L'interdiction des Frères musulmans et le gel de leurs avoirs risquent d'être lourds de conséquences pour l'Égypte, des membres de la confrérie pouvant envisager un recours à la violence face à la volonté des autorités de l'éradiquer, estiment les experts.

Depuis début juillet, Mohamed Morsi, le président issu de ses rangs, a été destitué, les militants les plus virulents sont morts dans la répression qui a suivi, ses chefs ont été placés en détention. Et la justice a interdit lundi les activités des Frères et confisqué leurs biens.

Pourtant, ce jugement pourrait ne pas être le point final pour la confrérie dont les centaines de milliers de militants sont rodés à l'action de terrain et dont l'organisation opaque s'est forgée et fortifiée à l'épreuve de la clandestinité.

«Interdire les Frères musulmans ne va pas, dans les faits, éradiquer le mouvement», affirme ainsi à l'AFP Rabab al-Mahdi, professeur de sciences politiques à l'Université américaine du Caire.

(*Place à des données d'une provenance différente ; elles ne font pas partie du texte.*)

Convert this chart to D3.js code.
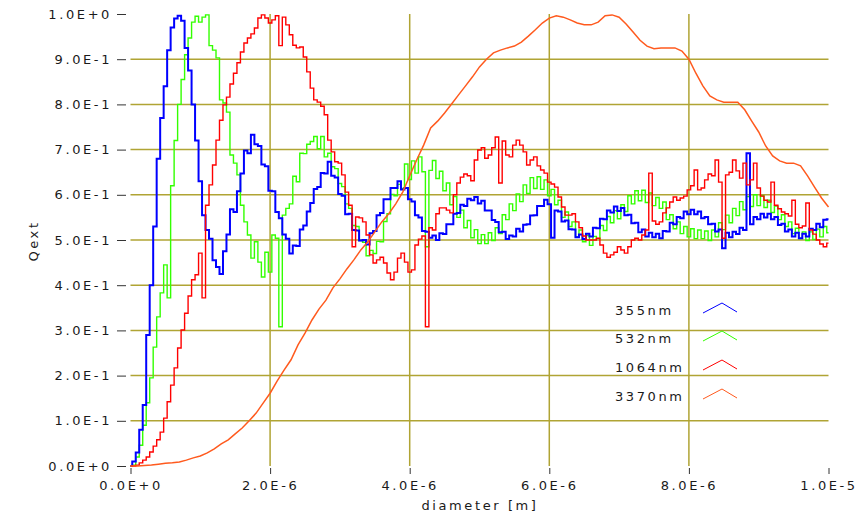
<!DOCTYPE html>
<html>
<head>
<meta charset="utf-8">
<script src="https://cdn.jsdelivr.net/npm/d3@7"></script>
<style>
  body { margin: 0; background: #fff; }
  text { font-family: "DejaVu Sans", Verdana, sans-serif; font-size: 13px; fill: #1a1a1a; letter-spacing: 2.6px; }
</style>
</head>
<body>
<svg id="chart" width="862" height="515"></svg>
<script>
// Sampling grids (diameter in metres)
const diameterFine = d3.range(201).map(i => i * 0.05e-6);
const diameterCoarse = d3.range(101).map(i => i * 0.1e-6);

// Extinction efficiency, normalised, one value per fine-grid diameter
const qext355 = [
  0, 0.01, 0.03, 0.08, 0.135, 0.29, 0.40, 0.53, 0.68, 0.77,
  0.84, 0.92, 0.97, 0.99, 0.996, 0.985, 0.925, 0.875, 0.80, 0.72,
  0.63, 0.555, 0.522, 0.503, 0.455, 0.44, 0.425, 0.475, 0.512, 0.568,
  0.562, 0.608, 0.647, 0.698, 0.692, 0.733, 0.712, 0.708, 0.667, 0.663,
  0.609, 0.608, 0.562, 0.548, 0.512, 0.503, 0.470, 0.488, 0.487, 0.523,
  0.532, 0.563, 0.582, 0.613, 0.617, 0.648, 0.647, 0.673, 0.642, 0.638,
  0.602, 0.598, 0.557, 0.558, 0.522, 0.521, 0.499, 0.500, 0.490, 0.515,
  0.520, 0.555, 0.560, 0.59, 0.59, 0.615, 0.615, 0.63, 0.612, 0.615,
  0.59, 0.585, 0.555, 0.55, 0.52, 0.518, 0.505, 0.51, 0.50, 0.515,
  0.513, 0.535, 0.535, 0.558, 0.56, 0.578, 0.575, 0.591, 0.588, 0.595,
  0.581, 0.587, 0.565, 0.565, 0.544, 0.54, 0.517, 0.518, 0.502, 0.51,
  0.508, 0.525, 0.519, 0.534, 0.535, 0.554, 0.555, 0.575, 0.575, 0.589,
  0.579, 0.505, 0.565, 0.563, 0.541, 0.543, 0.524, 0.523, 0.506, 0.512,
  0.502, 0.514, 0.508, 0.527, 0.526, 0.547, 0.546, 0.565, 0.561, 0.574,
  0.564, 0.571, 0.555, 0.556, 0.537, 0.538, 0.517, 0.523, 0.508, 0.516,
  0.506, 0.514, 0.504, 0.52, 0.519, 0.538, 0.535, 0.551, 0.548, 0.563,
  0.557, 0.567, 0.557, 0.563, 0.548, 0.551, 0.535, 0.536, 0.519, 0.523,
  0.482, 0.516, 0.506, 0.518, 0.513, 0.527, 0.522, 0.692, 0.535, 0.551,
  0.546, 0.558, 0.55, 0.558, 0.546, 0.551, 0.533, 0.536, 0.519, 0.523,
  0.508, 0.516, 0.504, 0.514, 0.508, 0.525, 0.522, 0.536, 0.528, 0.545,
  0.546
];

const qext532 = [
  0, 0.002, 0.02, 0.046, 0.09, 0.14, 0.195, 0.263, 0.33, 0.383,
  0.445, 0.372, 0.62, 0.72, 0.80, 0.855, 0.91, 0.947, 0.982, 0.995,
  0.982, 0.993, 0.998, 0.93, 0.92, 0.903, 0.81, 0.803, 0.783, 0.688,
  0.67, 0.644, 0.577, 0.54, 0.511, 0.46, 0.496, 0.451, 0.418, 0.473,
  0.429, 0.511, 0.504, 0.308, 0.555, 0.57, 0.58, 0.641, 0.629, 0.692,
  0.691, 0.712, 0.718, 0.729, 0.702, 0.729, 0.684, 0.692, 0.662, 0.658,
  0.625, 0.618, 0.58, 0.57, 0.532, 0.53, 0.499, 0.495, 0.465, 0.477,
  0.47, 0.497, 0.496, 0.541, 0.558, 0.601, 0.598, 0.623, 0.614, 0.668,
  0.634, 0.675, 0.648, 0.684, 0.651, 0.485, 0.654, 0.676, 0.636, 0.652,
  0.609, 0.626, 0.578, 0.596, 0.55, 0.566, 0.527, 0.543, 0.505, 0.523,
  0.492, 0.512, 0.492, 0.516, 0.499, 0.527, 0.514, 0.556, 0.545, 0.58,
  0.565, 0.602, 0.585, 0.622, 0.603, 0.638, 0.614, 0.64, 0.612, 0.633,
  0.598, 0.612, 0.578, 0.588, 0.55, 0.562, 0.53, 0.54, 0.507, 0.522,
  0.496, 0.51, 0.488, 0.508, 0.503, 0.532, 0.521, 0.552, 0.538, 0.565,
  0.547, 0.578, 0.563, 0.598, 0.58, 0.609, 0.587, 0.61, 0.583, 0.604,
  0.576, 0.594, 0.57, 0.584, 0.545, 0.556, 0.525, 0.54, 0.514, 0.53,
  0.507, 0.525, 0.503, 0.522, 0.503, 0.52, 0.499, 0.522, 0.507, 0.538,
  0.523, 0.555, 0.538, 0.57, 0.554, 0.585, 0.567, 0.596, 0.574, 0.6,
  0.576, 0.598, 0.572, 0.588, 0.561, 0.575, 0.545, 0.556, 0.53, 0.54,
  0.514, 0.526, 0.503, 0.518, 0.499, 0.518, 0.501, 0.524, 0.507, 0.53,
  0.516
];

const qext1064 = [
  0, 0, 0.002, 0.007, 0.013, 0.02, 0.031, 0.044, 0.058, 0.075,
  0.106, 0.142, 0.179, 0.217, 0.261, 0.301, 0.338, 0.376, 0.412, 0.423,
  0.471, 0.372, 0.577, 0.622, 0.666, 0.721, 0.765, 0.799, 0.816, 0.845,
  0.869, 0.892, 0.916, 0.936, 0.947, 0.956, 0.969, 0.991, 0.998, 0.991,
  0.98, 0.987, 0.996, 0.93, 0.993, 0.976, 0.954, 0.931, 0.925, 0.927,
  0.905, 0.872, 0.836, 0.81, 0.805, 0.796, 0.777, 0.721, 0.695, 0.673,
  0.67, 0.644, 0.606, 0.577, 0.485, 0.551, 0.549, 0.54, 0.511, 0.467,
  0.449, 0.456, 0.462, 0.449, 0.427, 0.412, 0.429, 0.46, 0.471, 0.451,
  0.429, 0.434, 0.489, 0.502, 0.509, 0.308, 0.527, 0.522, 0.558, 0.571,
  0.571, 0.566, 0.56, 0.6, 0.626, 0.639, 0.646, 0.642, 0.631, 0.677,
  0.699, 0.704, 0.681, 0.688, 0.704, 0.728, 0.626, 0.719, 0.688, 0.684,
  0.71, 0.721, 0.71, 0.695, 0.666, 0.677, 0.684, 0.664, 0.655, 0.648,
  0.628, 0.624, 0.617, 0.595, 0.573, 0.555, 0.555, 0.558, 0.54, 0.527,
  0.509, 0.5, 0.5, 0.5, 0.504, 0.489, 0.471, 0.462, 0.467, 0.473,
  0.485, 0.478, 0.471, 0.485, 0.5, 0.504, 0.5, 0.511, 0.522, 0.648,
  0.542, 0.535, 0.54, 0.56, 0.571, 0.584, 0.595, 0.588, 0.593, 0.597,
  0.611, 0.62, 0.655, 0.611, 0.615, 0.633, 0.646, 0.642, 0.677, 0.628,
  0.504, 0.644, 0.65, 0.677, 0.653, 0.637, 0.67, 0.622, 0.633, 0.67,
  0.615, 0.597, 0.588, 0.584, 0.628, 0.577, 0.569, 0.562, 0.558, 0.553,
  0.588, 0.535, 0.527, 0.531, 0.582, 0.522, 0.513, 0.5, 0.491, 0.485,
  0.493
];

// One value per coarse-grid diameter
const qext3370 = [
  0, 0, 0.001, 0.002, 0.004, 0.006, 0.007, 0.009, 0.013, 0.018,
  0.022, 0.029, 0.038, 0.049, 0.058, 0.071, 0.084, 0.1, 0.117, 0.139,
  0.161, 0.188, 0.212, 0.235, 0.268, 0.294, 0.323, 0.347, 0.367, 0.394,
  0.414, 0.436, 0.456, 0.478, 0.496, 0.518, 0.54, 0.558, 0.58, 0.606,
  0.642, 0.677, 0.71, 0.748, 0.763, 0.781, 0.801, 0.821, 0.841, 0.861,
  0.883, 0.9, 0.914, 0.92, 0.925, 0.929, 0.938, 0.951, 0.965, 0.98,
  0.991, 0.996, 0.993, 0.987, 0.98, 0.976, 0.976, 0.982, 0.996, 0.998,
  0.993, 0.978, 0.96, 0.942, 0.929, 0.923, 0.925, 0.925, 0.925, 0.918,
  0.9, 0.869, 0.841, 0.819, 0.81, 0.805, 0.805, 0.805, 0.788, 0.763,
  0.739, 0.708, 0.686, 0.675, 0.67, 0.67, 0.664, 0.642, 0.617, 0.593,
  0.573
];

const seriesNames = ["355nm", "532nm", "1064nm", "3370nm"];
const seriesColors = ["#0000ff", "#33ff00", "#ff0000", "#ff5a1e"];

const yTickValues = [0, 0.1, 0.2, 0.3, 0.4, 0.5, 0.6, 0.7, 0.8, 0.9, 1.0];
const yTickLabels = ["0.0E+0", "1.0E-1", "2.0E-1", "3.0E-1", "4.0E-1", "5.0E-1",
                     "6.0E-1", "7.0E-1", "8.0E-1", "9.0E-1", "1.0E+0"];
const xTickValues = [0, 2e-6, 4e-6, 6e-6, 8e-6, 1e-5];
const xTickLabels = ["0.0E+0", "2.0E-6", "4.0E-6", "6.0E-6", "8.0E-6", "1.0E-5"];

const svg = d3.select("#chart");
const x = d3.scaleLinear().domain([0, 1e-5]).range([130.5, 828.5]);
const y = d3.scaleLinear().domain([0, 1]).range([466, 14]);
const gridColor = "#b0a434";

// Grid lines (interior ticks only)
const grid = svg.append("g");
grid.selectAll("line.h")
  .data(yTickValues.filter(v => v > 0 && v < 1))
  .join("line")
  .attr("x1", x(0)).attr("x2", x(1e-5))
  .attr("y1", d => y(d)).attr("y2", d => y(d))
  .attr("stroke", gridColor).attr("stroke-width", 1.5);
grid.selectAll("line.v")
  .data(xTickValues.filter(v => v > 0 && v < 1e-5))
  .join("line")
  .attr("x1", d => x(d)).attr("x2", d => x(d))
  .attr("y1", y(1)).attr("y2", y(0))
  .attr("stroke", gridColor).attr("stroke-width", 1.5);

// Axes
const yAxis = d3.axisLeft(y)
  .tickValues(yTickValues)
  .tickFormat((d, i) => yTickLabels[i])
  .tickSize(9).tickPadding(5);
const gy = svg.append("g").attr("transform", "translate(126,0)").call(yAxis);
gy.select(".domain").remove();
gy.selectAll(".tick line").attr("stroke", "#333");
gy.selectAll(".tick text").attr("font-family", null).attr("font-size", null).style("fill", "#1a1a1a");

const xAxis = d3.axisBottom(x)
  .tickValues(xTickValues)
  .tickFormat((d, i) => xTickLabels[i])
  .tickSize(6).tickPadding(7);
const gx = svg.append("g").attr("transform", "translate(0,468)").call(xAxis);
gx.select(".domain").remove();
gx.selectAll(".tick line").attr("stroke", "#333");
gx.selectAll(".tick text").attr("font-family", null).attr("font-size", null).style("fill", "#1a1a1a");

// Axis titles
svg.append("text")
  .attr("transform", "translate(38,241) rotate(-90)")
  .attr("text-anchor", "middle")
  .text("Qext");
svg.append("text")
  .attr("x", 480).attr("y", 510)
  .attr("text-anchor", "middle")
  .text("diameter [m]");

// Curves
const stepLine = d3.line()
  .x(d => x(d[0])).y(d => y(d[1]))
  .curve(d3.curveStep);
const smoothLine = d3.line()
  .x(d => x(d[0])).y(d => y(d[1]));

const plotted = [
  { values: qext532, grid: diameterFine, color: seriesColors[1], gen: stepLine, w: 1.4 },
  { values: qext355, grid: diameterFine, color: seriesColors[0], gen: stepLine, w: 2.0 },
  { values: qext1064, grid: diameterFine, color: seriesColors[2], gen: stepLine, w: 1.4 },
  { values: qext3370, grid: diameterCoarse, color: seriesColors[3], gen: smoothLine, w: 1.5 }
];
plotted.forEach(s => {
  svg.append("path")
    .datum(s.values.map((v, i) => [s.grid[i], v]))
    .attr("fill", "none")
    .attr("stroke", s.color)
    .attr("stroke-width", s.w)
    .attr("d", s.gen);
});

// Legend
const legendBase = [315, 343, 372, 401];
const legend = svg.append("g");
seriesNames.forEach((name, i) => {
  const b = legendBase[i];
  legend.append("text").attr("x", 615).attr("y", b).text(name);
  legend.append("path")
    .attr("d", d3.line()([[703, b - 2], [722, b - 12], [737, b - 3]]))
    .attr("fill", "none")
    .attr("stroke", seriesColors[i])
    .attr("stroke-width", 1);
});
</script>
</body>
</html>
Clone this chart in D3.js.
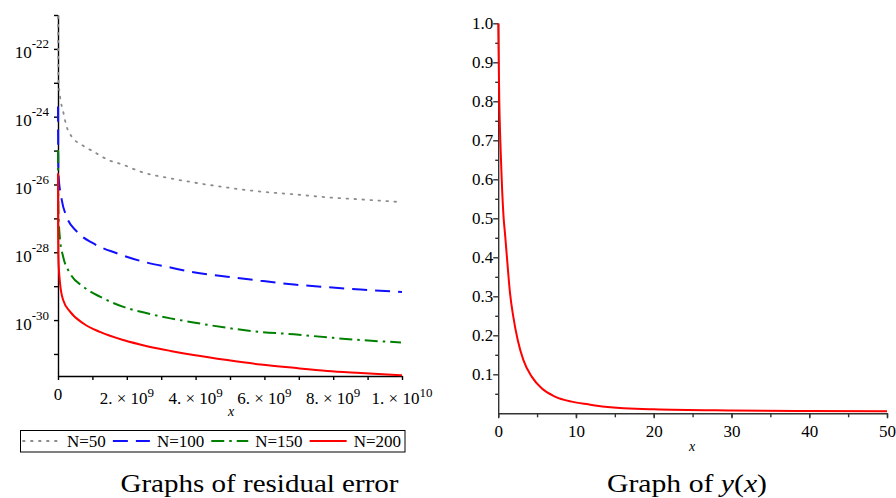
<!DOCTYPE html>
<html>
<head>
<meta charset="utf-8">
<script src="https://cdn.jsdelivr.net/npm/d3@7"></script>
<style>
	body { margin: 0; background: #fff; }
	svg { display: block; }
</style>
</head>
<body>
<svg id="chart" width="896" height="498"></svg>
<script>
const serif = "'Liberation Serif', 'Times New Roman', serif";

// left panel: residual error, x in units of 1e9, y stored as log10 of the error
const residualYTicks = [-22, -24, -26, -28, -30];
const residualYMinor = [-21, -22, -23, -24, -25, -26, -27, -28, -29, -30, -31];
const residualXTicks = [0, 2, 4, 6, 8, 10];
const residualXMinor = [0, 1, 2, 3, 4, 5, 6, 7, 8, 9, 10];
const seriesNames = ["N=50", "N=100", "N=150", "N=200"];

const n50X = [0.0005, 0.003, 0.01, 0.06, 0.14, 0.25, 0.4, 0.69, 1.03, 1.47, 1.9, 2.39, 3.27, 3.94, 4.92, 5.89, 6.86, 7.83, 8.8, 9.97];
const n50Log = [-21.05, -21.83, -22.82, -23.41, -23.8, -24.29, -24.59, -24.83, -25.03, -25.28, -25.42, -25.62, -25.82, -25.94, -26.09, -26.21, -26.29, -26.38, -26.44, -26.52];

const n100X = [0.0005, 0.01, 0.11, 0.25, 0.55, 1.03, 1.71, 2.49, 3.27, 3.94, 4.92, 5.89, 6.86, 7.83, 8.8, 10];
const n100Log = [-23.7, -25.67, -26.46, -26.95, -27.39, -27.74, -28.03, -28.28, -28.45, -28.59, -28.72, -28.84, -28.95, -29.03, -29.1, -29.17];

const n150X = [0.0005, 0.01, 0.06, 0.15, 0.35, 0.74, 1.22, 1.9, 2.59, 3.27, 3.94, 4.92, 5.89, 6.86, 7.83, 8.8, 9.97];
const n150Log = [-24.98, -26.75, -27.63, -28.13, -28.62, -29.02, -29.31, -29.61, -29.8, -29.95, -30.07, -30.23, -30.35, -30.42, -30.51, -30.59, -30.66];

const n200X = [0.0005, 0.002, 0.01, 0.06, 0.15, 0.35, 0.74, 1.22, 1.9, 2.59, 3.27, 3.94, 4.92, 5.89, 6.86, 7.83, 8.8, 10];
const n200Log = [-25.67, -27.25, -28.13, -28.92, -29.41, -29.75, -30.1, -30.35, -30.59, -30.77, -30.91, -31.03, -31.18, -31.31, -31.41, -31.5, -31.56, -31.63];

// right panel: y(x)
const yxX = [0, 0.07, 0.14, 0.27, 0.45, 0.7, 0.87, 1.22, 1.52, 1.94, 2.51, 3.23, 4.31, 5.59, 7.3, 9.45, 11.58, 13.73, 20, 30, 40, 50];
const yxY = [1, 0.9, 0.8, 0.7, 0.6, 0.5, 0.462, 0.376, 0.308, 0.248, 0.188, 0.137, 0.094, 0.064, 0.043, 0.03, 0.023, 0.017, 0.0103, 0.0072, 0.0058, 0.005];
const yxXTicks = [0, 10, 20, 30, 40, 50];
const yxXMinor = [0, 5, 10, 15, 20, 25, 30, 35, 40, 45, 50];
const yxYTicks = [0.1, 0.2, 0.3, 0.4, 0.5, 0.6, 0.7, 0.8, 0.9, 1.0];
const yxYMinor = [0.05, 0.15, 0.25, 0.35, 0.45, 0.55, 0.65, 0.75, 0.85, 0.95];

const residualSeries = [
	{ name: seriesNames[0], x: n50X, y: n50Log, color: "#8c8c8c", dash: "1.6,6.4", cap: "round", width: 1.8 },
	{ name: seriesNames[1], x: n100X, y: n100Log, color: "#1010ff", dash: "15,8", cap: "butt", width: 2 },
	{ name: seriesNames[2], x: n150X, y: n150Log, color: "#008000", dash: "13,5,2.5,5", cap: "butt", width: 2 },
	{ name: seriesNames[3], x: n200X, y: n200Log, color: "#ff0000", dash: null, cap: "butt", width: 2 },
];

const svg = d3.select("#chart");

// ---------- left panel ----------
const xL = d3.scaleLinear([0, 10], [58, 402]);
const yL = d3.scaleLog([Math.pow(10, -31.65), 1e-21], [376, 15]);

const left = svg.append("g");

left.append("g")
	.attr("transform", "translate(0,376)")
	.call(d3.axisBottom(xL).tickValues(residualXMinor).tickSize(4).tickSizeOuter(0).tickFormat(""))
	.call((g) => g.selectAll("path, line").attr("stroke", "#000").attr("stroke-width", 1.4));

left.append("g")
	.attr("transform", "translate(58,0)")
	.call(d3.axisLeft(yL).tickValues(residualYMinor.map((e) => Math.pow(10, e))).tickSize(4).tickSizeOuter(0).tickFormat(""))
	.call((g) => g.selectAll("path, line").attr("stroke", "#000").attr("stroke-width", 1.4));

// y labels 10^-22 ...
const yLab = left.selectAll(".ylab")
	.data(residualYTicks)
	.join("text")
	.attr("class", "ylab")
	.attr("x", 49)
	.attr("y", (d) => yL(Math.pow(10, d)) + 9.5)
	.attr("text-anchor", "end")
	.attr("font-size", 17);
yLab.append("tspan").text("10");
yLab.append("tspan").attr("dy", -10).attr("font-size", 13).text((d) => "-" + -d);

// x labels  2. x 10^9 ...
const xLab = left.selectAll(".xlab")
	.data(residualXTicks)
	.join("text")
	.attr("class", "xlab")
	.attr("x", (d) => xL(d))
	.attr("y", (d) => (d === 0 ? 400 : 404))
	.attr("text-anchor", "middle")
	.attr("font-size", 17);
xLab.append("tspan").text((d) => {
	if (d === 0) return "0";
	const exp = Math.floor(Math.log10(d * 1e9));
	return `${d * 1e9 / Math.pow(10, exp)}. \u00d7 10`;
});
xLab.filter((d) => d !== 0)
	.append("tspan")
	.attr("dy", -7)
	.attr("font-size", 13)
	.text((d) => Math.floor(Math.log10(d * 1e9)));

left.append("text")
	.attr("x", 231)
	.attr("y", 416)
	.attr("text-anchor", "middle")
	.attr("font-size", 14)
	.attr("font-style", "italic")
	.text("x");

const residualLine = d3.line()
	.x((d) => xL(d[0]))
	.y((d) => yL(Math.pow(10, d[1])))
	.curve(d3.curveMonotoneX);

left.selectAll(".series")
	.data(residualSeries)
	.join("path")
	.attr("class", "series")
	.attr("fill", "none")
	.attr("stroke", (d) => d.color)
	.attr("stroke-width", (d) => d.width)
	.attr("stroke-dasharray", (d) => d.dash)
	.attr("stroke-linecap", (d) => d.cap)
	.attr("d", (d) => residualLine(d3.zip(d.x, d.y)));

// legend
const legend = left.append("g");
legend.append("rect")
	.attr("x", 20.5)
	.attr("y", 430.5)
	.attr("width", 384.5)
	.attr("height", 21.5)
	.attr("fill", "none")
	.attr("stroke", "#000")
	.attr("stroke-width", 1);

let cursor = 23;
residualSeries.forEach((s) => {
	legend.append("line")
		.attr("x1", cursor)
		.attr("x2", cursor + 37)
		.attr("y1", 441)
		.attr("y2", 441)
		.attr("stroke", s.color)
		.attr("stroke-width", s.width)
		.attr("stroke-dasharray", s.dash)
		.attr("stroke-linecap", s.cap);
	const t = legend.append("text")
		.attr("x", cursor + 44)
		.attr("y", 447)
		.attr("font-size", 17)
		.style("font-family", serif)
		.text(s.name);
	cursor += 44 + t.node().getComputedTextLength() + 7;
});

svg.append("text")
	.attr("x", 120.5)
	.attr("y", 492)
	.attr("font-size", 26)
	.attr("textLength", 278)
	.attr("lengthAdjust", "spacingAndGlyphs")
	.text("Graphs of residual error");

// ---------- right panel ----------
const xR = d3.scaleLinear([0, 50], [498.2, 887]);
const yR = d3.scaleLinear([0, 1], [413.3, 23.3]);

const right = svg.append("g");

right.append("g")
	.attr("transform", "translate(0,413.3)")
	.call(d3.axisBottom(xR).tickValues(yxXMinor).tickSize(4).tickSizeOuter(0).tickFormat(""))
	.call((g) => g.selectAll("path, line").attr("stroke", "#333").attr("stroke-width", 1.4));

right.append("g")
	.attr("transform", "translate(0,413.3)")
	.call(d3.axisBottom(xR).tickValues(yxXTicks).tickSize(5).tickPadding(7).tickSizeOuter(0))
	.call((g) => g.select(".domain").remove())
	.call((g) => g.selectAll("line").attr("stroke", "#333").attr("stroke-width", 1.4))
	.call((g) => g.selectAll("text").attr("font-size", 17).attr("fill", "#000"));

right.append("g")
	.attr("transform", "translate(498.2,0)")
	.call(d3.axisLeft(yR).tickValues(yxYMinor).tickSize(3).tickSizeOuter(0).tickFormat(""))
	.call((g) => g.selectAll("path, line").attr("stroke", "#333").attr("stroke-width", 1.4));

right.append("g")
	.attr("transform", "translate(498.2,0)")
	.call(d3.axisLeft(yR).tickValues(yxYTicks).tickSize(5).tickPadding(0).tickSizeOuter(0).tickFormat(d3.format(".1f")))
	.call((g) => g.select(".domain").remove())
	.call((g) => g.selectAll("line").attr("stroke", "#333").attr("stroke-width", 1.4))
	.call((g) => g.selectAll("text").attr("font-size", 17).attr("fill", "#000"));

right.append("text")
	.attr("x", 692)
	.attr("y", 451)
	.attr("text-anchor", "middle")
	.attr("font-size", 14)
	.attr("font-style", "italic")
	.text("x");

const yxLine = d3.line()
	.x((d) => xR(d[0]))
	.y((d) => yR(d[1]))
	.curve(d3.curveMonotoneX);

right.append("path")
	.attr("fill", "none")
	.attr("stroke", "#ff0000")
	.attr("stroke-width", 2)
	.attr("d", yxLine(d3.zip(yxX, yxY)));

const cap = svg.append("text")
	.attr("x", 607)
	.attr("y", 492)
	.attr("font-size", 26)
	.attr("textLength", 160)
	.attr("lengthAdjust", "spacingAndGlyphs");
cap.append("tspan").text("Graph of ");
cap.append("tspan").attr("font-style", "italic").text("y");
cap.append("tspan").text("(");
cap.append("tspan").attr("font-style", "italic").text("x");
cap.append("tspan").text(")");

// every label in the serif face
svg.selectAll("g").attr("font-family", serif);
svg.selectAll("text, tspan").style("font-family", serif);
</script>
</body>
</html>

«À chacune des précédentes interdictions, ils ont gagné en popularité et étendu leur réseau».

Créée en 1928 comme une association de bienfaisance, la confrérie, qui s'est ensuite donnée pour but l'instauration d'un État islamique, a en effet été interdite durant des décennies. Mais, après la chute en 2011 de Hosni Moubarak dans le tumulte du Printemps arabe, le parti politique qu'elle a créé - pour la première fois de son histoire - a remporté en quelques mois les législatives puis la présidentielle.

Le jugement «ne va pas faciliter les arrestations de membres des Frères, c'était déjà le cas», note Heba Morayef, directrice de Human Rights Watch pour l'Égypte. «La véritable question est celle du gel des avoirs», qui va frapper de plein fouet leurs importants réseaux notamment d'écoles et d'hôpitaux, estime-t-elle, en notant que la décision de justice s'applique à tous les groupes issus ou financés par la confrérie.

Ces réseaux sont une des clés du mouvement, selon Ashraf al-Sherif, chercheur associé au Carnegie Endowment for International Peace, qui souligne que les membres du mouvement sont liés à la fois par l'idéologie et par des liens économiques et sociaux puissants.

Le jugement vise «avant tout à briser la structure de l'organisation», explique Mme Morayef à l'AFP.

Néanmoins, souligne Mme Mahdi, en raison de son organisation opaque, il est difficile de mesurer l'étendue des dégâts infligés à la confrérie.

Les Frères eux-mêmes ont affirmé lundi que cette décision «n'affecterait pas l'organisation» et qu'ils resteraient «présents sur le terrain».

«Les Frères musulmans sont une partie de la société égyptienne, les décisions judiciaires entachées de corruption et politiques ne peuvent rien y changer», ont-ils martelé.

Mais selon le politologue Hassan Nafaa, le jugement de lundi «pourra avoir des conséquences dangereuses», même s'il faut encore «attendre la décision finale», les Frères musulmans pouvant encore faire appel.

Dans un pays où la question de la justice sociale - principale revendication de la révolte de 2011 - n'a toujours pas été réglée, Mme Mahdi affirme observer aujourd'hui «une montée, soit de forces révolutionnaires, soit d'islamistes radicaux». «Les gens se sont affranchis, il leur faut une nouvelle alternative sinon ces jeunes, frustrés, pourraient se tourner vers le radicalisme», prévient-elle.

La dispersion dans un bain de sang des militants pro-Morsi au Caire qui a fait des centaines de morts le 14 août a servi de détonateur pour les membres de la confrérie «qui penchaient déjà vers le radicalisme», écrit de son côté M. Sherif.

Les opérations violentes des forces de l'ordre «ont renforcé les affirmations des extrémistes qui assurent qu'il est inutile de passer par la voie politique pacifique et que le régime anti-islamiste est excluant et déterminé à exterminer tous les islamistes», estime-t-il. «Dans cette situation, la violence est la seule solution envisagée».